Após iniciar a coleta seletiva, na modalidade de cooperativa, a associação pretende também integrar a Rede Estadual de Cooperativas de Catadores e Catadoras e, também, incidir, com mais peso, nas políticas ambientais do Estado.
“Temos hoje também assessorias de formação política, financeira e de direitos humanos para incidência popular. Tudo com o apoio de vocês”.
Agora, a Associação de Catadores/as de Materiais Recicláveis de Açailândia também foi contemplada no Edital Fortalecendo Trabalhadores Informais na Luta por Direitos. Este é o segundo edital do Labora – Fundo de Apoio ao Trabalho Digno. Com o apoio, o grupo pretende ainda em 2024 virar oficialmente uma cooperativa.

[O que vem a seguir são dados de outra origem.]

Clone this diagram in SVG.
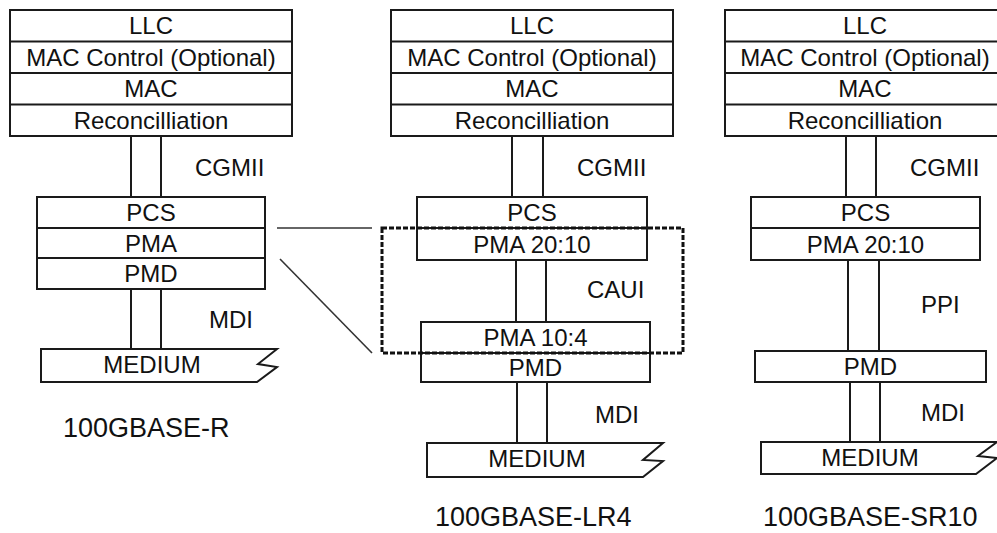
<svg xmlns="http://www.w3.org/2000/svg" width="997" height="533" viewBox="0 0 997 533">
<style>
.b{fill:#fff;stroke:#1a1a1a;stroke-width:2}
.l{stroke:#1a1a1a;stroke-width:2;fill:none}
.t{font-family:"Liberation Sans",Arial,sans-serif;font-size:24px;fill:#111;text-anchor:middle}
.s{font-family:"Liberation Sans",Arial,sans-serif;font-size:24px;fill:#111}
.n{font-family:"Liberation Sans",Arial,sans-serif;font-size:27px;fill:#111}
.c{stroke:#333;stroke-width:1.6;fill:none}
.d{stroke:#111;stroke-width:3;fill:none;stroke-dasharray:5 2}
</style>
<rect width="997" height="533" fill="#fff"/>

<!-- connectors -->
<g id="connectors">
  <line class="l" x1="131" y1="136" x2="131" y2="197"/>
  <line class="l" x1="161" y1="136" x2="161" y2="197"/>
  <line class="l" x1="131" y1="289" x2="131" y2="349"/>
  <line class="l" x1="161" y1="289" x2="161" y2="349"/>
  <line class="l" x1="512" y1="136" x2="512" y2="197"/>
  <line class="l" x1="543" y1="136" x2="543" y2="197"/>
  <line class="l" x1="516" y1="260" x2="516" y2="322"/>
  <line class="l" x1="546" y1="260" x2="546" y2="322"/>
  <line class="l" x1="517" y1="382" x2="517" y2="443"/>
  <line class="l" x1="547" y1="382" x2="547" y2="443"/>
  <line class="l" x1="846" y1="136" x2="846" y2="197"/>
  <line class="l" x1="876" y1="136" x2="876" y2="197"/>
  <line class="l" x1="848" y1="260" x2="848" y2="351"/>
  <line class="l" x1="879" y1="260" x2="879" y2="351"/>
  <line class="l" x1="850" y1="382" x2="850" y2="442"/>
  <line class="l" x1="880" y1="382" x2="880" y2="442"/>
  <line class="c" x1="277" y1="228" x2="372" y2="228"/>
  <line class="c" x1="280" y1="259" x2="372" y2="353"/>
</g>

<!-- left column -->
<g id="left-upper">
  <rect class="b" x="10" y="10" width="282" height="126"/>
  <line class="l" x1="10" y1="41.5" x2="292" y2="41.5"/>
  <line class="l" x1="10" y1="73" x2="292" y2="73"/>
  <line class="l" x1="10" y1="104.5" x2="292" y2="104.5"/>
  <text class="t" x="151" y="34">LLC</text>
  <text class="t" x="151" y="65.5">MAC Control (Optional)</text>
  <text class="t" x="151" y="97">MAC</text>
  <text class="t" x="151" y="128.5">Reconcilliation</text>
</g>
<text class="s" x="195" y="176">CGMII</text>
<g id="left-phy">
  <rect class="b" x="37" y="197" width="228" height="92"/>
  <line class="l" x1="37" y1="228" x2="265" y2="228"/>
  <line class="l" x1="37" y1="258" x2="265" y2="258"/>
  <text class="t" x="151" y="221">PCS</text>
  <text class="t" x="151" y="251.5">PMA</text>
  <text class="t" x="151" y="282">PMD</text>
</g>
<text class="s" x="209" y="328">MDI</text>
<g id="left-medium">
  <path class="b" d="M41,349 H277 L258,364 L277,367 L257,382 H41 Z"/>
  <text class="t" x="152" y="373">MEDIUM</text>
</g>
<text class="n" x="63" y="437">100GBASE-R</text>

<!-- middle column -->
<g id="mid-upper">
  <rect class="b" x="391" y="10" width="282" height="126"/>
  <line class="l" x1="391" y1="41.5" x2="673" y2="41.5"/>
  <line class="l" x1="391" y1="73" x2="673" y2="73"/>
  <line class="l" x1="391" y1="104.5" x2="673" y2="104.5"/>
  <text class="t" x="532" y="34">LLC</text>
  <text class="t" x="532" y="65.5">MAC Control (Optional)</text>
  <text class="t" x="532" y="97">MAC</text>
  <text class="t" x="532" y="128.5">Reconcilliation</text>
</g>
<text class="s" x="577" y="176">CGMII</text>
<g id="mid-pcs">
  <rect class="b" x="417" y="197" width="230" height="63"/>
  <line class="l" x1="417" y1="228" x2="647" y2="228"/>
  <text class="t" x="532" y="221">PCS</text>
  <text class="t" x="532" y="252.5">PMA 20:10</text>
</g>
<text class="s" x="587" y="298">CAUI</text>
<g id="mid-pmd">
  <rect class="b" x="421" y="322" width="229" height="60"/>
  <line class="l" x1="421" y1="353" x2="650" y2="353"/>
  <text class="t" x="535.5" y="346">PMA 10:4</text>
  <text class="t" x="535.5" y="376">PMD</text>
</g>
<rect id="dashed-box" class="d" x="382" y="228" width="301" height="125"/>
<text class="s" x="595" y="423">MDI</text>
<g id="mid-medium">
  <path class="b" d="M427,443 H663 L643,460 L663,461 L643,477 H427 Z"/>
  <text class="t" x="537" y="467">MEDIUM</text>
</g>
<text class="n" x="435" y="526">100GBASE-LR4</text>

<!-- right column -->
<g id="right-upper">
  <rect class="b" x="725" y="10" width="282" height="126"/>
  <line class="l" x1="725" y1="41.5" x2="1007" y2="41.5"/>
  <line class="l" x1="725" y1="73" x2="1007" y2="73"/>
  <line class="l" x1="725" y1="104.5" x2="1007" y2="104.5"/>
  <text class="t" x="865" y="34">LLC</text>
  <text class="t" x="865" y="65.5">MAC Control (Optional)</text>
  <text class="t" x="865" y="97">MAC</text>
  <text class="t" x="865" y="128.5">Reconcilliation</text>
</g>
<text class="s" x="910" y="176">CGMII</text>
<g id="right-pcs">
  <rect class="b" x="751" y="197" width="229" height="63"/>
  <line class="l" x1="751" y1="228" x2="980" y2="228"/>
  <text class="t" x="865.5" y="221">PCS</text>
  <text class="t" x="865.5" y="252.5">PMA 20:10</text>
</g>
<text class="s" x="921" y="313">PPI</text>
<g id="right-pmd">
  <rect class="b" x="755" y="351" width="231" height="31"/>
  <text class="t" x="870.5" y="375">PMD</text>
</g>
<text class="s" x="921" y="421">MDI</text>
<g id="right-medium">
  <path class="b" d="M761,442 H997 L978,456 L997,458 L976,474 H761 Z"/>
  <text class="t" x="870" y="466">MEDIUM</text>
</g>
<text class="n" x="763" y="526">100GBASE-SR10</text>
</svg>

“O apoio do Fundo Brasil é maravilhoso e fundamental. Permite o acesso a coletivos e organizações que mais precisam, como o nosso, que são aqueles que ainda estão se constituindo, para poder avançar nas suas causas, tão diversas e importantes, para uma justiça e desenvolvimento sustentável global”, complementa Mariana.
Para Antonia, além de melhores condições de trabalho, associação tem a função de preservar o planeta. “Queremos que nossos filhos, nossos netos vejam o quanto foi possível crescer e realizar por nós e pela proteção do solo, das águas, da natureza. Nós somos parte importante que colabora para a vida das futuras gerações. Estamos incidindo hoje na melhora das políticas ambientais de nosso estado, pensando no futuro de todos”, finaliza.